Lá tem até estúdio. Os ex-Picassos Gustavo Corsi e Abilio Azambuja se juntaram ao Ivo Ricardo e fundaram o estúdio Pad e a loja Musix. Sabe onde? No shopping da antiga danceteria Mamute. Veja detalhes no texto abaixo.
Estúdio, hambúrgueres, garotas: e o que você quer mais, amigão?
Mas não é só de banda de garagem que vive o estúdio Pad. Tony Platão, Tânia Alves, Celso Blues Boy e a turma da Rio Sound Machine também ensaiam por lá. "A gente montou o estúdio porque tem muitas bandas aqui. E criamos a loja de instrumentos para facilidade de quem ensaia. Quando precisar de uma corda, é só atravessar o corredor", diz Gustavo. No futuro, os três músicos vão criar uma escola. "Três em um com garantia de qualidade", avisa Ivo.
Cruzando pelo bairro, você dá de cara com o melhor sebo de quadrinhos da cidade, o Gibi Center, e também com a melhor loja de aluguel de CDs, a Video Center. Essa loja, que vive lotada, vende vídeos, games e CDs. Ana Elizabeth, uma das sócias, conta: "A loja atende em média 400 adolescentes por dia. São quase dez mil inscritos". Na loja de discos Sub Som, não é diferente. A gerente Inês diz que "o que mais sai são pesados e progressivos".
As menininhas tijucanas passeiam pelo calçadão da Saenz Peña num doce balanço a caminho da C&A. Rafaela Stern, 10 anos, e Mariana Lang, 11, acham que "a Tijuca tem tudo e que ninguém precisa sair do bairro para se divertir. A não ser para ir à praia da Barra", dizem.

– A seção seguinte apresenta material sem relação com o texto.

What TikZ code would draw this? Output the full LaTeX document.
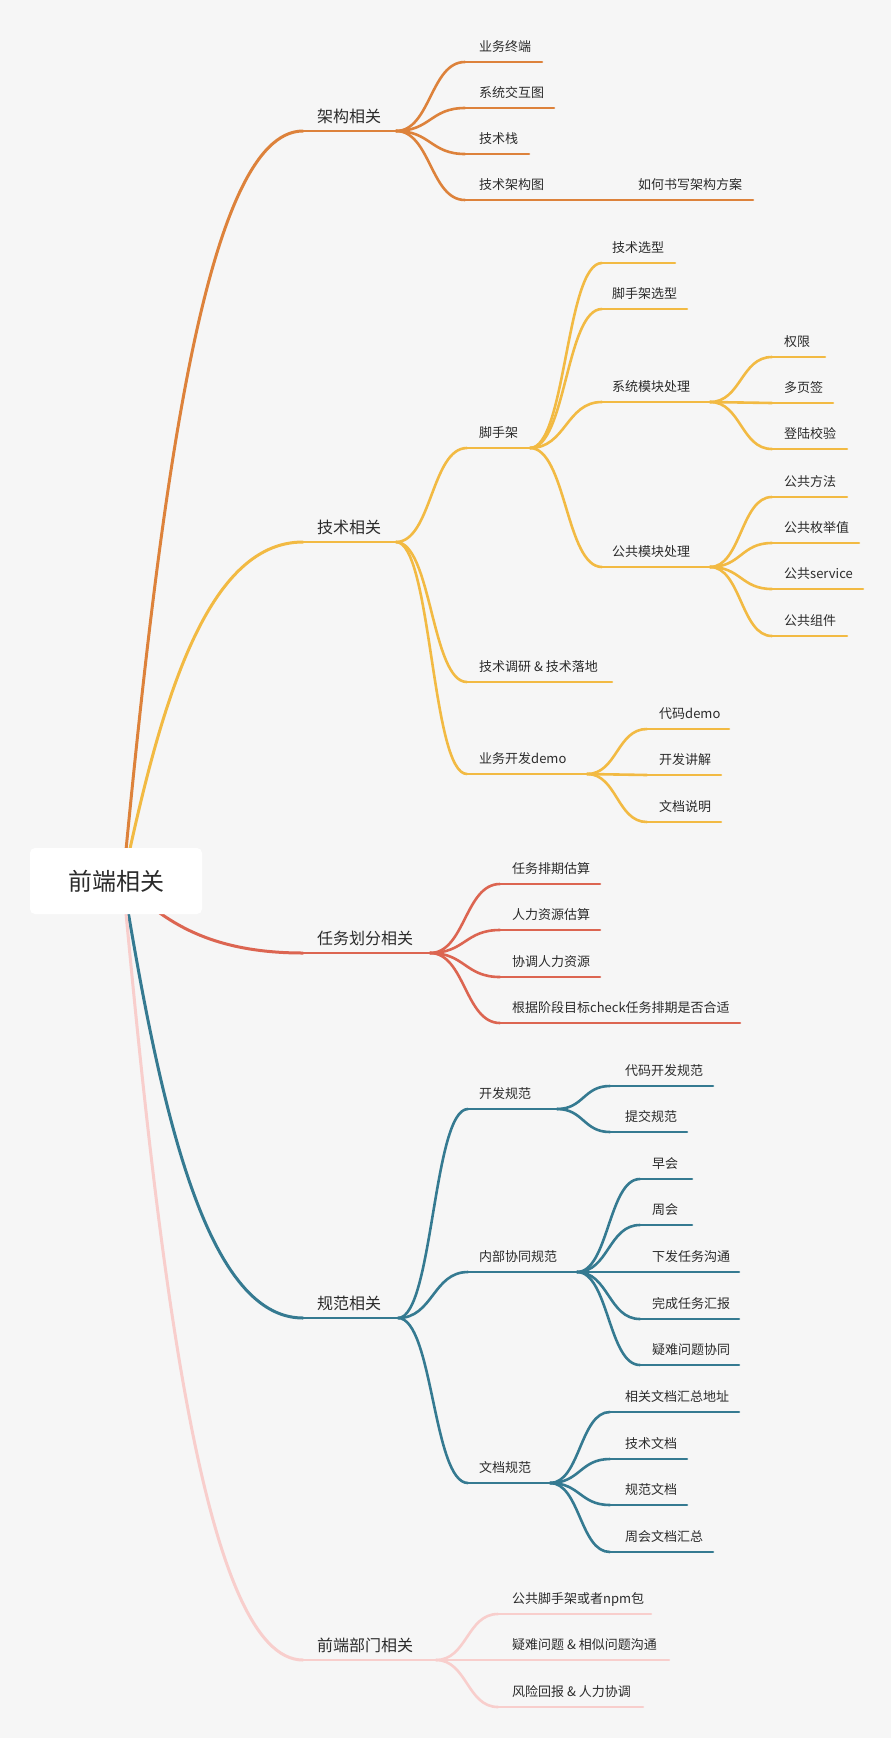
\documentclass[tikz,border=0pt]{standalone}
\usepackage{fontspec}
\setmainfont{Noto Sans CJK SC}
\usetikzlibrary{calc}
\definecolor{bg}{HTML}{F6F6F6}
\definecolor{txt}{HTML}{2B2B2B}
\definecolor{cOr}{HTML}{DD823B}
\definecolor{cYe}{HTML}{F2BA43}
\definecolor{cRe}{HTML}{DC6551}
\definecolor{cTe}{HTML}{357A91}
\definecolor{cPi}{HTML}{F8CECC}
\tikzset{
  lbl/.style={anchor=base west, inner sep=0pt, font=\fontsize{13}{15}\selectfont, text=txt},
  mainlbl/.style={anchor=base west, inner sep=0pt, font=\fontsize{16}{19}\selectfont, text=txt},
  br/.style={line width=2.6pt, line cap=round},
  rootbox/.style={fill=white, rounded corners=5pt, draw=none},
}
% #1 name, #2 line start x, #3 line end x, #4 line y, #5 text x, #6 baseline offset, #7 text, #8 colour, #9 label style
\newcommand{\topic}[9]{%
  \coordinate (#1s) at (#2,#4);
  \coordinate (#1e) at (#3,#4);
  \draw[br,#8] (#1s) -- (#1e);
  \node[#9] (#1) at (#5,{#4-#6}) {#7};
}
\newcommand{\sconn}[3]{%
  \draw[br,#3] let \p1=(#1), \p2=(#2) in (\p1) .. controls ({(\x1+\x2)/2},\y1) and ({(\x1+\x2)/2},\y2) .. (\p2);
}
\newcommand{\mconn}[2]{%
  \draw[br,line width=3pt,#2] let \p1=(rc), \p2=(#1) in (\p1) .. controls ({\x1+0.2*(\x2-\x1)},{\y1+0.5*(\y2-\y1)}) and ({\x1+0.45*(\x2-\x1)},\y2) .. (\p2);
}
\begin{document}
\begin{tikzpicture}[x=1pt,y=-1pt]
\useasboundingbox (0,0) rectangle (891,1738);
\fill[bg] (0,0) rectangle (891,1738);
\coordinate (rc) at (123,881);

% ---------- main topics ----------
\topic{A}{303}{396}{131}{317}{9}{架构相关}{cOr}{mainlbl}
\topic{B}{303}{396}{542}{317}{9}{技术相关}{cYe}{mainlbl}
\topic{C}{303}{430}{953}{317}{9}{任务划分相关}{cRe}{mainlbl}
\topic{D}{303}{398}{1318}{317}{9}{规范相关}{cTe}{mainlbl}
\topic{E}{303}{436}{1660}{317}{9}{前端部门相关}{cPi}{mainlbl}
\mconn{As}{cOr}
\mconn{Bs}{cYe}
\mconn{Cs}{cRe}
\mconn{Ds}{cTe}
\mconn{Es}{cPi}

% ---------- 架构相关 ----------
\topic{A1}{465}{542}{62}{479}{11}{业务终端}{cOr}{lbl}
\topic{A2}{465}{554}{108}{479}{11}{系统交互图}{cOr}{lbl}
\topic{A3}{465}{529}{154}{479}{11}{技术栈}{cOr}{lbl}
\topic{A4}{465}{600}{200}{479}{11}{技术架构图}{cOr}{lbl}
\topic{A41}{620}{753}{200}{638}{11}{如何书写架构方案}{cOr}{lbl}
\foreach \c in {A1,A2,A3,A4}{\sconn{Ae}{\c s}{cOr}}
\draw[br,cOr] (A4e) -- (A41s);

% ---------- 技术相关 ----------
\topic{B1}{467}{530}{448}{479}{11}{脚手架}{cYe}{lbl}
\topic{B2}{467}{612}{682}{479}{11}{技术调研 \& 技术落地}{cYe}{lbl}
\topic{B3}{467}{587}{774}{479}{11}{业务开发demo}{cYe}{lbl}
\foreach \c in {B1,B2,B3}{\sconn{Be}{\c s}{cYe}}

\topic{B11}{602}{675}{263}{612}{11}{技术选型}{cYe}{lbl}
\topic{B12}{602}{687}{309}{612}{11}{脚手架选型}{cYe}{lbl}
\topic{B13}{602}{710}{402}{612}{11}{系统模块处理}{cYe}{lbl}
\topic{B14}{602}{710}{567}{612}{11}{公共模块处理}{cYe}{lbl}
\foreach \c in {B11,B12,B13,B14}{\sconn{B1e}{\c s}{cYe}}

\topic{B131}{772}{825}{357}{784}{11}{权限}{cYe}{lbl}
\topic{B132}{772}{833}{403}{784}{11}{多页签}{cYe}{lbl}
\topic{B133}{772}{847}{449}{784}{11}{登陆校验}{cYe}{lbl}
\foreach \c in {B131,B132,B133}{\sconn{B13e}{\c s}{cYe}}

\topic{B141}{772}{847}{497}{784}{11}{公共方法}{cYe}{lbl}
\topic{B142}{772}{859}{543}{784}{11}{公共枚举值}{cYe}{lbl}
\topic{B143}{772}{863}{589}{784}{11}{公共service}{cYe}{lbl}
\topic{B144}{772}{847}{636}{784}{11}{公共组件}{cYe}{lbl}
\foreach \c in {B141,B142,B143,B144}{\sconn{B14e}{\c s}{cYe}}

\topic{B31}{647}{729}{729}{659}{11}{代码demo}{cYe}{lbl}
\topic{B32}{647}{721}{775}{659}{11}{开发讲解}{cYe}{lbl}
\topic{B33}{647}{721}{822}{659}{11}{文档说明}{cYe}{lbl}
\foreach \c in {B31,B32,B33}{\sconn{B3e}{\c s}{cYe}}

% ---------- 任务划分相关 ----------
\topic{C1}{500}{600}{884}{512}{11}{任务排期估算}{cRe}{lbl}
\topic{C2}{500}{600}{930}{512}{11}{人力资源估算}{cRe}{lbl}
\topic{C3}{500}{600}{977}{512}{11}{协调人力资源}{cRe}{lbl}
\topic{C4}{500}{740}{1023}{512}{11}{根据阶段目标check任务排期是否合适}{cRe}{lbl}
\foreach \c in {C1,C2,C3,C4}{\sconn{Ce}{\c s}{cRe}}

% ---------- 规范相关 ----------
\topic{D1}{468}{557}{1109}{479}{11}{开发规范}{cTe}{lbl}
\topic{D2}{468}{577}{1272}{479}{11}{内部协同规范}{cTe}{lbl}
\topic{D3}{468}{550}{1483}{479}{11}{文档规范}{cTe}{lbl}
\foreach \c in {D1,D2,D3}{\sconn{De}{\c s}{cTe}}

\topic{D11}{610}{713}{1086}{625}{11}{代码开发规范}{cTe}{lbl}
\topic{D12}{610}{687}{1132}{625}{11}{提交规范}{cTe}{lbl}
\foreach \c in {D11,D12}{\sconn{D1e}{\c s}{cTe}}

\topic{D21}{640}{692}{1179}{652}{11}{早会}{cTe}{lbl}
\topic{D22}{640}{692}{1225}{652}{11}{周会}{cTe}{lbl}
\topic{D23}{640}{739}{1272}{652}{11}{下发任务沟通}{cTe}{lbl}
\topic{D24}{640}{739}{1319}{652}{11}{完成任务汇报}{cTe}{lbl}
\topic{D25}{640}{739}{1365}{652}{11}{疑难问题协同}{cTe}{lbl}
\foreach \c in {D21,D22,D23,D24,D25}{\sconn{D2e}{\c s}{cTe}}

\topic{D31}{610}{739}{1412}{625}{11}{相关文档汇总地址}{cTe}{lbl}
\topic{D32}{610}{687}{1459}{625}{11}{技术文档}{cTe}{lbl}
\topic{D33}{610}{687}{1505}{625}{11}{规范文档}{cTe}{lbl}
\topic{D34}{610}{713}{1552}{625}{11}{周会文档汇总}{cTe}{lbl}
\foreach \c in {D31,D32,D33,D34}{\sconn{D3e}{\c s}{cTe}}

% ---------- 前端部门相关 ----------
\topic{E1}{498}{651}{1614}{512}{11}{公共脚手架或者npm包}{cPi}{lbl}
\topic{E2}{498}{669}{1660}{512}{11}{疑难问题 \& 相似问题沟通}{cPi}{lbl}
\topic{E3}{498}{643}{1707}{512}{11}{风险回报 \& 人力协调}{cPi}{lbl}
\foreach \c in {E1,E2,E3}{\sconn{Ee}{\c s}{cPi}}

% ---------- root ----------
\path[rootbox] (30,848) rectangle (202,914);
\node[inner sep=0pt, font=\fontsize{24}{28}\selectfont, text=txt] (root) at (116,881) {前端相关};
\end{tikzpicture}
\end{document}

Mas, então, o que falta na Tijuca? Uma "lanchonete que não seja poeira". Faltava, pois o Mc Donald's abriu há pouco mais de um mês e, para comemorar a data de inauguração, distribuiu um adesivo de carros com os dizeres: I'm Tijuca. Era só o que faltava. O exigente João Emídio, 15 anos, ainda quer mais. "O único defeito do Mc Donald's é não ter milk shake de ovomaltine", lembra, enquanto deixa escorrer a baba do sundae. Tijucano é assim mesmo. Nunca está satisfeito.